[the nature of democracy]

Topic: Korea
[Note: I’ll try to get a report as soon as possible from my friend Graeme on the ground in South Korea. In the meantime, here’s something to chew on.]Here in America, we take it for granted that philosophy and ideology are a part of politics. We expect our political parties to represent a set of ideas and to stick to them over time. In discussions of present-day party maneuvering, we refer back to FDR and JFK, to Theodore Roosevelt and Eisenhower and Nixon and Reagan. Of course each party has shifted dramatically on some issues — the Democrats used to be the party of segregation, while the Republicans were so opposed to states’ rights that they fought America’s bloodiest war over it — but we have enough political tradition that we can talk meaningfully about what each party represents.

For the world’s youngest democracies — especially those created outside the mainstream of European political thought — the purpose of political parties is much murkier.

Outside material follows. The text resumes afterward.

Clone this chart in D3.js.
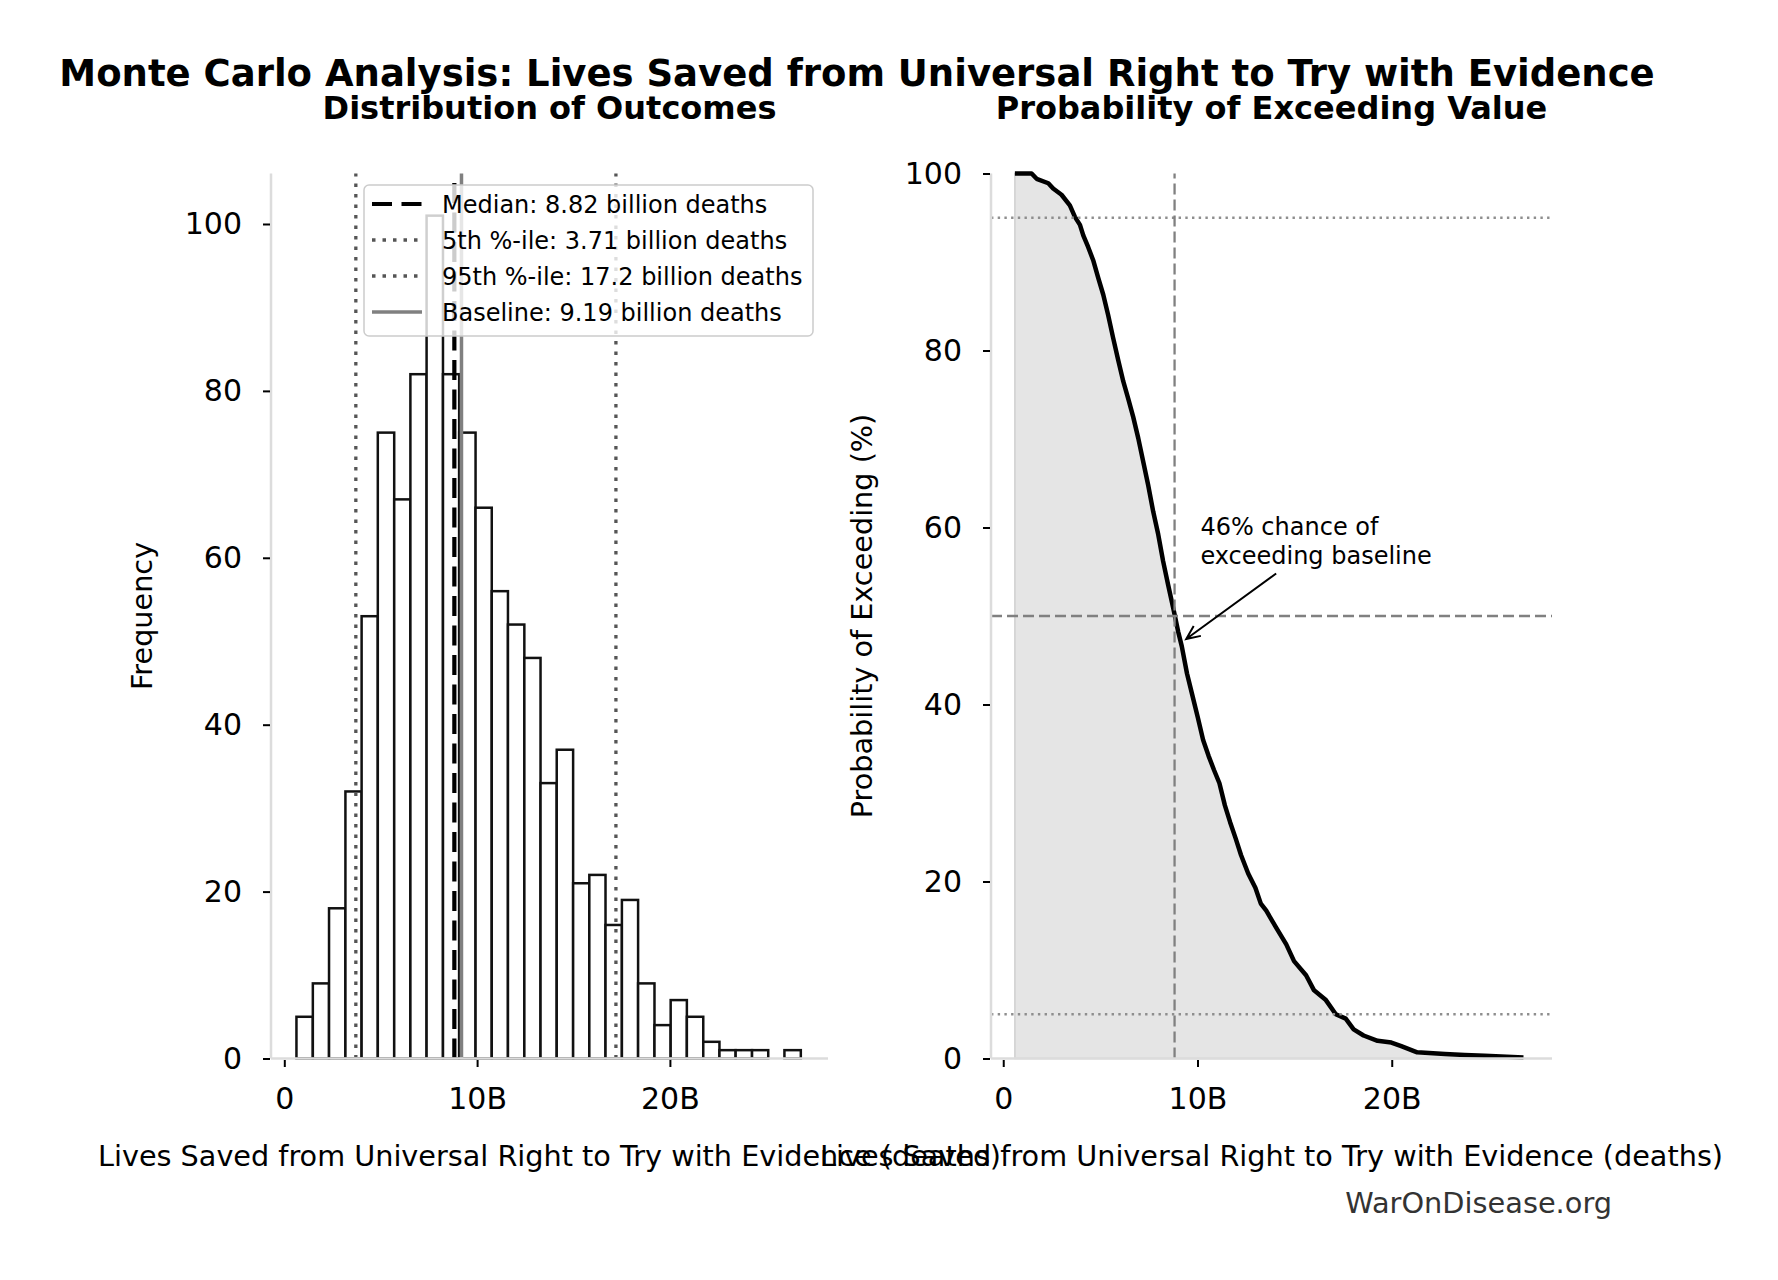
<!DOCTYPE html>
<html>
<head>
<meta charset="utf-8">
<script src="https://cdn.jsdelivr.net/npm/d3@7"></script>
<style>
body { margin: 0; background: #fff; }
text { font-family: "DejaVu Sans", sans-serif; }
</style>
</head>
<body>
<script>
// histogram of 1000 simulated outcomes (billions of deaths)
var histCounts = [5, 9, 18, 32, 53, 75, 67, 82, 101, 82, 75, 66, 56, 52, 48, 33, 37, 21, 22, 16, 19, 9, 4, 7, 5, 2, 1, 1, 1, 0, 1];
var binEdges = [0.63, 1.48, 2.32, 3.17, 4.01, 4.85, 5.70, 6.54, 7.38, 8.23, 9.07, 9.92, 10.76, 11.60, 12.45, 13.29,
                14.13, 14.98, 15.82, 16.66, 17.51, 18.35, 19.20, 20.04, 20.88, 21.73, 22.57, 23.41, 24.26, 25.10, 25.94, 26.79];

// exceedance curve
var curveX = [0.60, 1.46, 1.72, 2.32, 2.57, 3.00, 3.43, 3.69, 3.95, 4.12, 4.37, 4.63, 4.89, 5.15, 5.40, 5.66, 5.92, 6.18,
              6.43, 6.69, 6.95, 7.21, 7.46, 7.72, 7.98, 8.23, 8.49, 8.75, 9.01, 9.19, 9.46, 9.74, 10.02, 10.29, 10.57,
              10.85, 11.13, 11.41, 11.68, 11.96, 12.24, 12.61, 12.98, 13.26, 13.54, 14.05, 14.57, 14.97, 15.59, 16.00,
              16.61, 17.12, 17.63, 18.04, 18.55, 19.27, 19.98, 20.49, 21.31, 22.74, 23.76, 24.78, 26.78];
var curvePct = [100, 100, 99.4, 98.9, 98.3, 97.6, 96.4, 95.1, 94.2, 93.0, 91.7, 90.2, 88.2, 86.3, 84.0, 81.4, 78.9, 76.5,
                74.6, 72.5, 70.1, 67.4, 64.8, 61.8, 59.2, 56.2, 53.5, 50.9, 48.2, 46.6, 43.5, 41.0, 38.5, 36.0, 34.2,
                32.6, 31.1, 28.6, 26.7, 24.9, 23.0, 20.9, 19.3, 17.5, 16.7, 14.8, 12.9, 11.0, 9.4, 7.7,
                6.6, 5.0, 4.5, 3.3, 2.6, 2.0, 1.8, 1.4, 0.7, 0.5, 0.4, 0.3, 0.1];

var median = 8.82, p5 = 3.71, p95 = 17.2, baseline = 9.19;
var xTicks = [0, 10, 20];
var yTicks = [0, 20, 40, 60, 80, 100];
var legendLabels = ["Median: 8.82 billion deaths", "5th %-ile: 3.71 billion deaths",
                    "95th %-ile: 17.2 billion deaths", "Baseline: 9.19 billion deaths"];
var refPct = [95, 50, 5];
var annText = ["46% chance of", "exceeding baseline"];
var annTip = [9.42, 47.4], annTail = [14.05, 54.8], annAt = [10.15, 59.1];

var W = 1778, H = 1280;
var svg = d3.select("body").append("svg")
  .attr("width", W).attr("height", H)
  .style("display", "block");

var top_ = 173.5, bot = 1058.5;
var xL = d3.scaleLinear().domain([-0.69, 28.2]).range([271, 828]);
var yL = d3.scaleLinear().domain([0, 106.05]).range([bot, top_]);
var xR = d3.scaleLinear().domain([-0.63, 28.25]).range([991, 1552]);
var yR = d3.scaleLinear().domain([0, 100]).range([bot, top_]);

function fmtB(d){ return d === 0 ? "0" : d + "B"; }

// ---------- titles
svg.append("text").attr("x", 857).attr("y", 86).attr("text-anchor", "middle")
  .style("font-size", "37px").style("font-weight", "bold")
  .text("Monte Carlo Analysis: Lives Saved from Universal Right to Try with Evidence");
svg.append("text").attr("x", 549.5).attr("y", 119).attr("text-anchor", "middle")
  .style("font-size", "32px").style("font-weight", "bold")
  .text("Distribution of Outcomes");
svg.append("text").attr("x", 1271.5).attr("y", 119).attr("text-anchor", "middle")
  .style("font-size", "32px").style("font-weight", "bold")
  .text("Probability of Exceeding Value");

// ---------- left panel: histogram
var gL = svg.append("g");
histCounts.forEach(function(c, i){
  if (c <= 0) return;
  gL.append("rect")
    .attr("x", xL(binEdges[i]))
    .attr("width", xL(binEdges[i + 1]) - xL(binEdges[i]))
    .attr("y", yL(c))
    .attr("height", yL(0) - yL(c))
    .style("fill", "#fff").style("stroke", "#111").style("stroke-width", 2.5);
});

var vlines = [
  {v: median, color: "#000", w: 4.2, dash: "20,9.5"},
  {v: p5, color: "#555", w: 3.3, dash: "3.5,7"},
  {v: p95, color: "#555", w: 3.3, dash: "3.5,7"},
  {v: baseline, color: "#808080", w: 3.5, dash: null}
];
gL.selectAll("line.v").data(vlines).enter().append("line")
  .attr("x1", function(d){ return xL(d.v); }).attr("x2", function(d){ return xL(d.v); })
  .attr("y1", yL.range()[0]).attr("y2", yL.range()[1])
  .style("stroke", function(d){ return d.color; })
  .style("stroke-width", function(d){ return d.w; })
  .style("stroke-dasharray", function(d){ return d.dash; });

// ---------- right panel: exceedance curve
var gR = svg.append("g");
var pts = curveX.map(function(x, i){ return [x, curvePct[i]]; });
gR.append("path").datum(pts)
  .attr("d", d3.area().x(function(d){ return xR(d[0]); }).y0(yR(0)).y1(function(d){ return yR(d[1]); }))
  .style("fill", "#e5e5e5").style("stroke", "#cfcfcf").style("stroke-width", 1.5);
gR.append("path").datum(pts)
  .attr("d", d3.line().x(function(d){ return xR(d[0]); }).y(function(d){ return yR(d[1]); }))
  .style("fill", "none").style("stroke", "#000").style("stroke-width", 4.5)
  .style("stroke-linejoin", "round");

gR.selectAll("line.h").data(refPct).enter().append("line")
  .attr("x1", xR.range()[0]).attr("x2", xR.range()[1])
  .attr("y1", function(d){ return yR(d); }).attr("y2", function(d){ return yR(d); })
  .style("stroke", function(d){ return d === 50 ? "#808080" : "#8e8e8e"; })
  .style("stroke-width", 2.3)
  .style("stroke-dasharray", function(d){ return d === 50 ? "11,5" : "2.4,4.3"; });
gR.append("line")
  .attr("x1", xR(median)).attr("x2", xR(median))
  .attr("y1", yR(0)).attr("y2", yR(100))
  .style("stroke", "#808080").style("stroke-width", 2.3).style("stroke-dasharray", "11,5");

// annotation
var tx = xR(annTip[0]), ty = yR(annTip[1]), sx = xR(annTail[0]), sy = yR(annTail[1]);
var ang = Math.atan2(sy - ty, sx - tx);
gR.append("path")
  .attr("d", "M" + sx + "," + sy + "L" + tx + "," + ty +
    "M" + (tx + 15 * Math.cos(ang + 0.42)) + "," + (ty + 15 * Math.sin(ang + 0.42)) +
    "L" + tx + "," + ty +
    "L" + (tx + 15 * Math.cos(ang - 0.42)) + "," + (ty + 15 * Math.sin(ang - 0.42)))
  .style("fill", "none").style("stroke", "#000").style("stroke-width", 2);
var ann = gR.append("text").attr("x", xR(annAt[0])).attr("y", yR(annAt[1]))
  .style("font-size", "24px");
ann.selectAll("tspan").data(annText).enter().append("tspan")
  .attr("x", xR(annAt[0])).attr("dy", function(d, i){ return i === 0 ? 0 : 29; })
  .text(function(d){ return d; });

// ---------- axes & spines
function styleAxis(g){
  g.select(".domain").remove();
  g.selectAll(".tick line").style("stroke", "#000").style("stroke-width", 2);
  g.selectAll(".tick text").style("font-family", "DejaVu Sans").style("font-size", "30px").style("fill", "#000");
}
[[xL, yL], [xR, yR]].forEach(function(s){
  var x = s[0], y = s[1];
  svg.append("line").attr("x1", x.range()[0]).attr("x2", x.range()[0])
    .attr("y1", y.range()[0]).attr("y2", y.range()[1])
    .style("stroke", "#dcdcdc").style("stroke-width", 2.5);
  svg.append("line").attr("x1", x.range()[0]).attr("x2", x.range()[1])
    .attr("y1", y.range()[0]).attr("y2", y.range()[0])
    .style("stroke", "#dcdcdc").style("stroke-width", 2.5);
  svg.append("g").attr("transform", "translate(" + (x.range()[0] - 1) + ",0)")
    .call(d3.axisLeft(y).tickValues(yTicks).tickSize(7).tickPadding(21).tickFormat(d3.format("d")))
    .call(styleAxis);
  svg.append("g").attr("transform", "translate(0," + (y.range()[0] + 1.5) + ")")
    .call(d3.axisBottom(x).tickValues(xTicks).tickSize(7).tickPadding(21).tickFormat(fmtB))
    .call(styleAxis);
});

// axis labels
svg.append("text").attr("transform", "translate(152,616) rotate(-90)").attr("text-anchor", "middle")
  .style("font-size", "28.7px").text("Frequency");
svg.append("text").attr("transform", "translate(872,616) rotate(-90)").attr("text-anchor", "middle")
  .style("font-size", "28.7px").text("Probability of Exceeding (%)");
svg.append("text").attr("x", (xL.range()[0] + xL.range()[1]) / 2).attr("y", 1166).attr("text-anchor", "middle")
  .style("font-size", "28.7px").text("Lives Saved from Universal Right to Try with Evidence (deaths)");
svg.append("text").attr("x", (xR.range()[0] + xR.range()[1]) / 2).attr("y", 1166).attr("text-anchor", "middle")
  .style("font-size", "28.7px").text("Lives Saved from Universal Right to Try with Evidence (deaths)");

// ---------- legend
var lg = svg.append("g");
lg.append("rect").attr("x", 364).attr("y", 185).attr("width", 449).attr("height", 151)
  .attr("rx", 5).style("fill", "#fff").style("fill-opacity", 0.8)
  .style("stroke", "#cccccc").style("stroke-width", 1.5);
legendLabels.forEach(function(t, i){
  var cy = 204 + i * 36;
  var st = vlines[i];
  lg.append("line").attr("x1", 372).attr("x2", 422).attr("y1", cy).attr("y2", cy)
    .style("stroke", st.color).style("stroke-width", st.w)
    .style("stroke-dasharray", st.dash);
  lg.append("text").attr("x", 442).attr("y", cy + 8.7).style("font-size", "24px").text(t);
});

// watermark
svg.append("text").attr("x", 1612).attr("y", 1213).attr("text-anchor", "end")
  .style("font-size", "28.8px").style("fill", "#333").text("WarOnDisease.org");
</script>
</body>
</html>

In some countries they represent regions and ethnic groups; in others, they don’t represent much of anything. Which is why, for all the sturm und drang over the impeachment of South Korean President Roh Moo-hyun, no one is discussing the goals of either Roh’s Uri Party or the Grand National Party that impeached him.

South Korea has been a democracy for less than two decades. In that brief time, its political parties have not gelled into genuine representatives of ideological blocks within the electorate. What you have instead is a fairly naked struggle to gain and keep power.

Our instinct is to fault the Koreans for the lack of ideological content in their politics. But in my experience, South Korea is constantly being faulted by outsiders for all kinds of things, and somehow they’ve been muddling through. In this case, it occurs to me that without all the trappings of ideology that keep us strapped to our respective parties here in the U.S., South Koreans are free to vote for the leaders who lead best (or at least for the leaders who seem least corrupt and lead least badly). As long as the South Korean newspapers maintain the right to criticize the government — and this right is not to be taken for granted — perhaps the South Koreans will be better off with parties that eschew ideology in favor of competing platforms of pragmatism.


Also published on Medium.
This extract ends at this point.